Exercise description:
Using the records below, quote only the span that opens with the line containing "Write the React, TypeScript" and closes with the line containing "Chart.register(...registerables);", exactly and inclusively.

Records to use:
──────────────────────────────
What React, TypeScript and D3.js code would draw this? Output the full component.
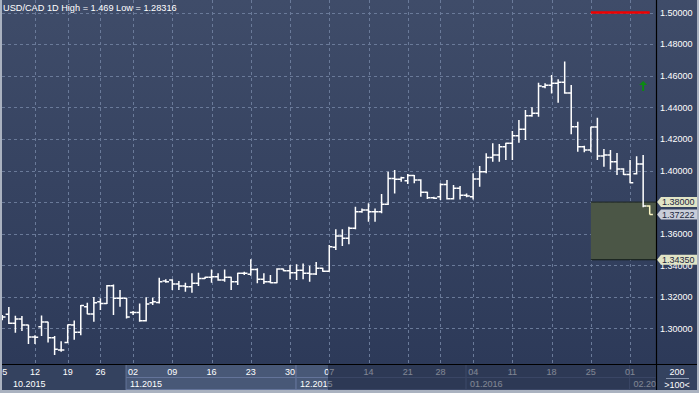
──────────────────────────────
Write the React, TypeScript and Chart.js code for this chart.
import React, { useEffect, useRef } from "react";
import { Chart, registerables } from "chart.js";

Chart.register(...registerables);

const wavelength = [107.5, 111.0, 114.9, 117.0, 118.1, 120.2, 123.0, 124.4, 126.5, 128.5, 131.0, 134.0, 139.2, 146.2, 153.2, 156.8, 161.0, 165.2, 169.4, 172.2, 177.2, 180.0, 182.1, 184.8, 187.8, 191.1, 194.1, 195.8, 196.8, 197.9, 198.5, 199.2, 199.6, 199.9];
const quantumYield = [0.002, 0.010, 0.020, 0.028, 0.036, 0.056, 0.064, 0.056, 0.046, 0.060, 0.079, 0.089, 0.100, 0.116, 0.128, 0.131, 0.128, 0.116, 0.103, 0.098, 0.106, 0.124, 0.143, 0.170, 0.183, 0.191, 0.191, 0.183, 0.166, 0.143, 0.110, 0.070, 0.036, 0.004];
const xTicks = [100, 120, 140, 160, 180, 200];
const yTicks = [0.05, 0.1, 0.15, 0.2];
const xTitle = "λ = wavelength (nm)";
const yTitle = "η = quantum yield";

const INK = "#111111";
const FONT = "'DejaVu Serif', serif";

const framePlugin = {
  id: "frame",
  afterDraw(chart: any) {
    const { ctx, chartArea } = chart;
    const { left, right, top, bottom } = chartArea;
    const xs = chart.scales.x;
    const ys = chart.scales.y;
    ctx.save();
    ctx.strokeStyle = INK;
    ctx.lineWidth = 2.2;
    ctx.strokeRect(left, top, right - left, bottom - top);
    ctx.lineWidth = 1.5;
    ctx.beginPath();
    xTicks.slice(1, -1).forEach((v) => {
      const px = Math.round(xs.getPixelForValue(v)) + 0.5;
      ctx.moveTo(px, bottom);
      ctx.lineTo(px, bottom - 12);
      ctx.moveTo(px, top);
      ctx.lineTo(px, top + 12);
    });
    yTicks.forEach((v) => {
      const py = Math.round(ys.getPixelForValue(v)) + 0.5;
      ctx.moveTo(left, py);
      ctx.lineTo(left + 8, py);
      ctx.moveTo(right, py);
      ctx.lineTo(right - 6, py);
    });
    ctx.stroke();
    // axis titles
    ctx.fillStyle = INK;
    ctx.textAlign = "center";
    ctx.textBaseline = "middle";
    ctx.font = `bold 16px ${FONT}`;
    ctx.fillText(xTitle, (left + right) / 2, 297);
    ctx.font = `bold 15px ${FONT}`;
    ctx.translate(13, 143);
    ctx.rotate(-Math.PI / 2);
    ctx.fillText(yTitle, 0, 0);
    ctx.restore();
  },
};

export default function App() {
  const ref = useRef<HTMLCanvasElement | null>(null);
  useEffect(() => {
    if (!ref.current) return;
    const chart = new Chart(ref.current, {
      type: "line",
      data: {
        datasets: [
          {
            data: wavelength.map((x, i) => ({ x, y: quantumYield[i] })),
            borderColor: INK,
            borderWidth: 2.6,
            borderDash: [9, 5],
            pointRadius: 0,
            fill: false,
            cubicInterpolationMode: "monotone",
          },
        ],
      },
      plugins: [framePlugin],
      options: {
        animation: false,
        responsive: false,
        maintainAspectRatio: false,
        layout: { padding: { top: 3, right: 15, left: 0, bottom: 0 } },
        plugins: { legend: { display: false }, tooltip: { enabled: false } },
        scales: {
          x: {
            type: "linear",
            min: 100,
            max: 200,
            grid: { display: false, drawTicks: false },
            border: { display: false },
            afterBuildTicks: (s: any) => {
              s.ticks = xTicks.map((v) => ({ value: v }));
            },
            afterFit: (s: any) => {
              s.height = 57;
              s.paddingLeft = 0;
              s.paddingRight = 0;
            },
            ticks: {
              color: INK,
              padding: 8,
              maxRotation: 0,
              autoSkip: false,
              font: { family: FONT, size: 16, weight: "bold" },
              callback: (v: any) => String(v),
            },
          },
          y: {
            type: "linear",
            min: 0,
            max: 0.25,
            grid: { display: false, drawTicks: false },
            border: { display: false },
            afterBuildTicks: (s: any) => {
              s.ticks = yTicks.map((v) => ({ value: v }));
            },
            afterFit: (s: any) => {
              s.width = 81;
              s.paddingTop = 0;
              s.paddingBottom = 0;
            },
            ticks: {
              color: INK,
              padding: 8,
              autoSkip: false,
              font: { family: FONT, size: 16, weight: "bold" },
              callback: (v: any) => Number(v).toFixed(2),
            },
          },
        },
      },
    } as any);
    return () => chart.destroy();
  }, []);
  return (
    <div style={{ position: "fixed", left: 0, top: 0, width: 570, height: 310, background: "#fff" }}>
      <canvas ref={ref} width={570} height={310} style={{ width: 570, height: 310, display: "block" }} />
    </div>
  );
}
──────────────────────────────
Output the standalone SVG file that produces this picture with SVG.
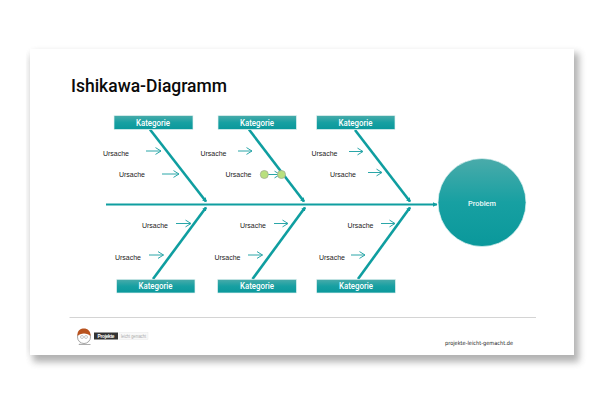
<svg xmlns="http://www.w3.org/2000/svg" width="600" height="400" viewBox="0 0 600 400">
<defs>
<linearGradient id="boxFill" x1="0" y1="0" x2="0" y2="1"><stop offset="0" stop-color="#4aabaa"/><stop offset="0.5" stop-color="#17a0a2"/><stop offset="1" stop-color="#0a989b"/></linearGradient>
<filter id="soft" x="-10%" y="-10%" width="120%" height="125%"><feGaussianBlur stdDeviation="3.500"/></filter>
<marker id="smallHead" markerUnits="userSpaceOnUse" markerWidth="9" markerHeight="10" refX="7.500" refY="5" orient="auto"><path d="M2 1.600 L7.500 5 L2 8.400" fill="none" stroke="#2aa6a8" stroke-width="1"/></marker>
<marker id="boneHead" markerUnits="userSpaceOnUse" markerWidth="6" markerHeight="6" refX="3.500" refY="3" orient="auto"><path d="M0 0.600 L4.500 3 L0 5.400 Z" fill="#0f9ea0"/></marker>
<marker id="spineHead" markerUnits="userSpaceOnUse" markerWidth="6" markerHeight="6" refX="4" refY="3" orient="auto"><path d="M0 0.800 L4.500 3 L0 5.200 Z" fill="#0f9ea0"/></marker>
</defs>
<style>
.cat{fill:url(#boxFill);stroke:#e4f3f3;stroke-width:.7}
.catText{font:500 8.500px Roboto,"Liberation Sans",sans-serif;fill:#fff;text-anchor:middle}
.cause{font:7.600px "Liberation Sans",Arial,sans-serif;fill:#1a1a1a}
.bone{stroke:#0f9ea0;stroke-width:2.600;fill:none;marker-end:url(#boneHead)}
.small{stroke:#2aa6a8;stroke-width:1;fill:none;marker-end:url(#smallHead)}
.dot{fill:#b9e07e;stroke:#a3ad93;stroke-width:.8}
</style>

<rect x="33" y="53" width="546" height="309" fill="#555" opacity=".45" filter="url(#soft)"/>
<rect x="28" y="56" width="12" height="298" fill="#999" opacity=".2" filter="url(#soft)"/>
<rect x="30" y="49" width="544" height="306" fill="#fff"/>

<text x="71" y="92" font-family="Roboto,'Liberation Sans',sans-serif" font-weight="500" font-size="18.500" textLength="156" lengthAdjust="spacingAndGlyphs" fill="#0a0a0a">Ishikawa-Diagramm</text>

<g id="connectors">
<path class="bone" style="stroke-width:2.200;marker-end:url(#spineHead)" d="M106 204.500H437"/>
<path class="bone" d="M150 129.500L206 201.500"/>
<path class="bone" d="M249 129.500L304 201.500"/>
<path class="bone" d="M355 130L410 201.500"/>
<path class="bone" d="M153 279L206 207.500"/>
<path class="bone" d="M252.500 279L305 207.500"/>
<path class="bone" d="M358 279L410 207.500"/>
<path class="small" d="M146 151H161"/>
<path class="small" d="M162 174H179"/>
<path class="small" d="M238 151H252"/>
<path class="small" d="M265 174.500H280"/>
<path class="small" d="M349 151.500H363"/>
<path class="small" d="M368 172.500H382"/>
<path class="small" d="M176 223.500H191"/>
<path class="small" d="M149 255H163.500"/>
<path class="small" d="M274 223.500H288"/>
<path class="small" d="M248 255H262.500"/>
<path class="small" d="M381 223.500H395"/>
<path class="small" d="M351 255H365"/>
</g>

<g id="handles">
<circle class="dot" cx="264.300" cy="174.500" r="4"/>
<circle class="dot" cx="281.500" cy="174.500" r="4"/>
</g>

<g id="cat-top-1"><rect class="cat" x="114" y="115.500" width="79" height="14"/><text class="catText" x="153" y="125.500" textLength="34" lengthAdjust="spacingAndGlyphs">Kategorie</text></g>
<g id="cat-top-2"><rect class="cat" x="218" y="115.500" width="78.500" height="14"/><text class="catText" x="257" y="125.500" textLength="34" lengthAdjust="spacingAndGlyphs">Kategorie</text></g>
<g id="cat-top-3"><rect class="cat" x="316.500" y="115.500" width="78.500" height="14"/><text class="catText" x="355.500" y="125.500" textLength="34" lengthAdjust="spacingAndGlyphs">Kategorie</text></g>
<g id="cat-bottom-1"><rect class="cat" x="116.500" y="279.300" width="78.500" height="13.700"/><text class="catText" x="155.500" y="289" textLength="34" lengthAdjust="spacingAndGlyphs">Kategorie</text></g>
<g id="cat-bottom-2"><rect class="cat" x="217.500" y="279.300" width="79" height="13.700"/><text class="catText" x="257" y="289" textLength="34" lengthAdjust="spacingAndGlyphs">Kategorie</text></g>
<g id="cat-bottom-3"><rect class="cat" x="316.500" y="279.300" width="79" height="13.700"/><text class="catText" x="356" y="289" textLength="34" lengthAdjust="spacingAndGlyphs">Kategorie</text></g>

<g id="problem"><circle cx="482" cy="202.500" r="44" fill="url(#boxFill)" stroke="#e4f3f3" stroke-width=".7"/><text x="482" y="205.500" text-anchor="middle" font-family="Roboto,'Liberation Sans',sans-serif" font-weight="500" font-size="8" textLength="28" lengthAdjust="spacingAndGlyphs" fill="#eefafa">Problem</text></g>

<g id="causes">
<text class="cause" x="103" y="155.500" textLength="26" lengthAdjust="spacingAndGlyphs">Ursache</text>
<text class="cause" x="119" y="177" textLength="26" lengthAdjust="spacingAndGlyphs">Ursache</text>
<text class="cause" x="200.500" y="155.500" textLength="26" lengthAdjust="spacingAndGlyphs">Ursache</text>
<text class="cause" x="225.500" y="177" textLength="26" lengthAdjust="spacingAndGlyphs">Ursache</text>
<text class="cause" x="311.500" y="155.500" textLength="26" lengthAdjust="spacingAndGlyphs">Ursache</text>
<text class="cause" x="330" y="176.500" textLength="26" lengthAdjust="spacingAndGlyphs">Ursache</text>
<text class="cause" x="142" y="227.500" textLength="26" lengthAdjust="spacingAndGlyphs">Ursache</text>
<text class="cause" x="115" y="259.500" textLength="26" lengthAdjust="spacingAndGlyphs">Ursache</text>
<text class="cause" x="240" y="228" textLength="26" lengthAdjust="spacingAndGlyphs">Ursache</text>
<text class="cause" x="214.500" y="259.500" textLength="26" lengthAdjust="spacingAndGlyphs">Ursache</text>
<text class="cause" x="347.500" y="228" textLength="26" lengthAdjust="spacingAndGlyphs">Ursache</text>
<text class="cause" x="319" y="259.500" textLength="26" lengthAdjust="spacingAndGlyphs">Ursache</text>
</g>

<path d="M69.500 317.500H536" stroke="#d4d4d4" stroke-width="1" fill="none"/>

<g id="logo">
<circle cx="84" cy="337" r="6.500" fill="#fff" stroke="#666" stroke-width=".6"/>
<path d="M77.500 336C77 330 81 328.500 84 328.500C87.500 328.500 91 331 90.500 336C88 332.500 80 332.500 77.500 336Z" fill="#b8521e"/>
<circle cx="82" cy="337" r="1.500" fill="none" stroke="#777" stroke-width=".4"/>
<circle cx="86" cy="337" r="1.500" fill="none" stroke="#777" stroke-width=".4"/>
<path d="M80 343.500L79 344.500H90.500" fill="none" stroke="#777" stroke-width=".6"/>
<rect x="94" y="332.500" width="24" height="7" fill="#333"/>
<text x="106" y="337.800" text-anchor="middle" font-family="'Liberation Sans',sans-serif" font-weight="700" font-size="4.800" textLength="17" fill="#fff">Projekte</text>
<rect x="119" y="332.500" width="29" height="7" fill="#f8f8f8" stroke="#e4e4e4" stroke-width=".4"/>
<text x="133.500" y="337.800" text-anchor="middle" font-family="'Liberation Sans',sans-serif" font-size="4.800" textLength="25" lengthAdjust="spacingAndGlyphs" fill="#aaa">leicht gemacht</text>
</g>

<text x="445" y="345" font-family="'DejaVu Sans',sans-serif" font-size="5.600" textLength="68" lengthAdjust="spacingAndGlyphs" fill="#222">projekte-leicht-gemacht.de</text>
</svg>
──────────────────────────────
Task answer:
Write the React, TypeScript and Chart.js code for this chart.
import React, { useEffect, useRef } from "react";
import { Chart, registerables } from "chart.js";

Chart.register(...registerables);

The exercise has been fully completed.